City officials say the incentives will help recruit Sharp's international headquarters to the Downtown riverfront.

Council approved Resolution 2019-596 as part of Tuesday's consent agenda. The bill includes the city’s portion of a Qualified Target Industry Tax Refund; a Recapture Enhanced Value grant; and a city-backed closing grant.

Sharp, described as an international financial technology services firm, pledges to create 500 jobs in Jacksonville and build a 300,000-square-foot office building and parking structure for a $145 million corporate headquarters.

City leaders have not released the identity of Sharp due to a nondisclosure agreement, but the company matches the profile of Jacksonville-based Fidelity National Information Services Inc.

The bill is headed to Mayor Lenny Curry for his signature.

The likely site for Sharp's headquarters is a riverfront parking lot owned by Florida Blue. An aerial photograph included in Downtown Investment Authority documents shows the lot at 323 Riverside Ave. as the intended site.

This parcel is near Fidelity's existing Riverside Avenue campus.

Documents from the city Office of Economic Development state that the jobs should be in place by 2029.

 According to the agreement, Sharp will create the positions at a rate of 50 per year starting in 2020 and will pay an average annual salary of $85,000.

The agreement also states Sharp will retain 1,216 jobs it already has in Jacksonville, similar to the size of the FIS workforce.

Sharp requested:

• A $3 million Qualified Target Industry Tax Refund, of which $600,000 is from the city and $2.4 million from the state, with a 10-year payout starting next year. The amount is $6,000 per job, with $1,200 of that from the city.

• A city Recapture Enhanced Value Grant of up to $23.4 million paid from tax increment district funds by 2043, or 20 years after the improvements are made. That indicates the structure would be completed by 2023.

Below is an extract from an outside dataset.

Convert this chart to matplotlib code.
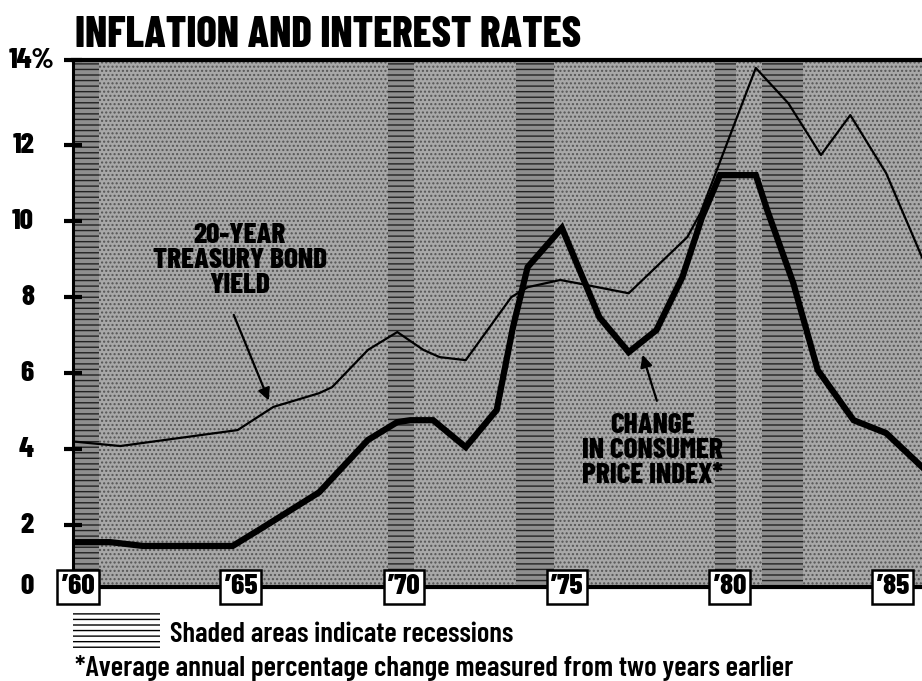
import matplotlib
matplotlib.use('Agg')
import matplotlib.pyplot as plt
from matplotlib import font_manager as fm
from matplotlib.patches import Rectangle

# fonte condensada (a primeira que existir)
names = {f.name for f in fm.fontManager.ttflist}
cond = 'DejaVu Sans'
for nm in ['Barlow Condensed', 'Roboto Condensed', 'Archivo Narrow', 'Oswald', 'Liberation Sans Narrow']:
    if nm in names:
        cond = nm
        break
plt.rcParams['font.family'] = [cond, 'DejaVu Sans']
plt.rcParams['hatch.linewidth'] = 1.0

# Rendimento do título do Tesouro de 20 anos (%)
bond_years = [1959.85, 1961.3, 1964.9, 1966.0, 1967.4, 1967.8, 1968.9, 1969.8, 1970.6,
              1971.1, 1971.9, 1973.3, 1973.8, 1974.8, 1975.3, 1976.9, 1978.7, 1979.1,
              1980.8, 1981.8, 1982.8, 1983.7, 1984.8, 1985.9]
bond_yield = [4.2, 4.08, 4.5, 5.11, 5.47, 5.63, 6.61, 7.08, 6.61,
              6.42, 6.34, 8.0, 8.26, 8.45, 8.37, 8.1, 9.58, 10.21,
              14.03, 13.1, 11.74, 12.79, 11.26, 9.05]

# Variação do índice de preços ao consumidor (%)
cpi_years = [1959.85, 1961.0, 1962.0, 1964.75, 1965.7, 1967.4, 1968.9, 1969.8, 1970.2,
             1970.9, 1971.9, 1972.85, 1973.35, 1973.8, 1974.85, 1976.0, 1976.9, 1977.75,
             1978.55, 1979.15, 1979.7, 1980.8, 1981.15, 1981.95, 1982.7, 1983.8, 1984.8, 1985.9]
cpi_change = [1.55, 1.55, 1.45, 1.45, 1.95, 2.86, 4.24, 4.71, 4.76,
              4.76, 4.05, 5.03, 7.21, 8.79, 9.82, 7.47, 6.55, 7.13,
              8.53, 10.1, 11.21, 11.21, 10.29, 8.37, 6.08, 4.76, 4.42, 3.53]

# Recessões (início, fim)
recessions = [(1959.85, 1960.65), (1969.5, 1970.3), (1973.45, 1974.6),
              (1979.55, 1980.2), (1980.98, 1982.25)]

year_ticks = [1960, 1965, 1970, 1975, 1980, 1985]
year_labels = ['’60', '’65', '’70', '’75', '’80', '’85']
y_ticks = [0.37, 2, 4, 6, 8, 10, 12]
y_labels = ['0', '2', '4', '6', '8', '10', '12']

ymin, ymax = 0.37, 14.24
xmin, xmax = 1959.85, 1985.9

fig = plt.figure(figsize=(9.22, 6.81), dpi=100)
ax = fig.add_axes([73 / 922, 1 - 587 / 681, 1 - 73 / 922, (587 - 60) / 681])
ax.set_xlim(xmin, xmax)
ax.set_ylim(ymin, ymax)

# fundo pontilhado
ax.add_patch(Rectangle((0, 0), 1, 1, transform=ax.transAxes, facecolor='#a8a8a8',
                       edgecolor='#555555', lw=0, hatch='....', zorder=0))
for a, b in recessions:
    ax.axvspan(a, b, facecolor='#8e8e8e', edgecolor='#222222', lw=0, hatch='---', zorder=0.5)

ax.plot(bond_years, bond_yield, color='black', lw=1.6, zorder=3)
ax.plot(cpi_years, cpi_change, color='black', lw=4.5, solid_joinstyle='miter', zorder=3)

# eixos
ax.spines['right'].set_visible(False)
ax.spines['left'].set_linewidth(2.2)
ax.spines['top'].set_linewidth(3)
ax.spines['bottom'].set_linewidth(3)
ax.set_xticks([])
ax.set_yticks([2, 4, 6, 8, 10, 12, ymax])
ax.tick_params(axis='y', direction='inout', length=13, width=3, labelleft=False)

ytr = ax.get_yaxis_transform()
for v, lab in zip(y_ticks, y_labels):
    ax.text((34 - 73) / 849, v, lab, transform=ytr, ha='right', va='center',
            fontsize=21, fontweight='heavy', clip_on=False)
ax.text((9 - 73) / 849, ymax, '14%', transform=ytr, ha='left', va='center',
        fontsize=21, fontweight='heavy', clip_on=False)

for yr, lab in zip(year_ticks, year_labels):
    ax.text(yr, ymin, lab, ha='center', va='center', fontsize=21, fontweight='heavy',
            clip_on=False, zorder=5,
            bbox=dict(boxstyle='square,pad=0.15', fc='white', ec='black', lw=1.8))

# rótulos das séries
ax.text(1964.97, 8.97, '20-YEAR\nTREASURY BOND\nYIELD', ha='center', va='center',
        fontsize=21, fontweight='heavy', linespacing=1.0, zorder=4)
ax.annotate('', xy=(1965.89, 5.21), xytext=(1964.75, 7.6),
            arrowprops=dict(arrowstyle='-|>', lw=1.6, color='black', mutation_scale=18), zorder=4)
ax.text(1977.64, 3.97, 'CHANGE\nIN CONSUMER\nPRICE INDEX*', ha='center', va='center',
        fontsize=21, fontweight='heavy', linespacing=1.0, zorder=4)
ax.annotate('', xy=(1977.3, 6.55), xytext=(1977.79, 5.2),
            arrowprops=dict(arrowstyle='-|>', lw=1.6, color='black', mutation_scale=18), zorder=4)

# título
title = fig.text(75 / 922, 1 - 47 / 681, 'INFLATION AND INTEREST RATES', ha='left',
                 va='baseline', fontsize=30, fontweight='heavy')

# notas de rodapé
fig.add_artist(Rectangle((73 / 922, 1 - 648 / 681), 87 / 922, 35 / 681,
                         transform=fig.transFigure, facecolor='white', edgecolor='black',
                         lw=0, hatch='---'))
note1 = fig.text(170 / 922, 1 - 635 / 681, 'Shaded areas indicate recessions', ha='left',
                 va='center', fontsize=19, fontweight='semibold')
note2 = fig.text(75 / 922, 1 - 668 / 681,
                 '*Average annual percentage change measured from two years earlier',
                 ha='left', va='center', fontsize=19, fontweight='semibold')

# ajusta o tamanho da letra à largura do original
r = fig.canvas.get_renderer()
for t, w in [(title, 508), (note1, 342), (note2, 717)]:
    cur = t.get_window_extent(r).width
    t.set_fontsize(t.get_fontsize() * w / cur)

fig.savefig('out.png', dpi=100)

• A $3.5 million city closing grant upon completion of the improvements, which much be at least $130 million.

FIS has not confirmed it is Sharp, but that could change.

FIS Chairman, President and CEO Gary Norcross is scheduled to speak Oct. 9 to the quarterly JAXUSA Partnership Luncheon about the company’s acquisition of Worldpay, the growth of the regional financial technology industry “and other upcoming announcements.”

 Florida Blue

A public hearing period closed Tuesday for related ordinance 2019-626.

The bill allows the city to provide a $3.5 million completion grant to Florida Blue to build a 750-space, $22.5 million parking garage on city-owned property at Magnolia, Park and Forest streets two blocks west of the Riverside Avenue lot.

The city would transfer ownership of the 2.3-acre parcel, appraised at $3.17 million, to Florida Blue at no cost.

That would make the riverfront parking lot available for development, although the ordinance does not affect Florida Blue's ownership of the property.

Council likely will vote on the agreement with Florida Blue at its next meeting Sept. 24.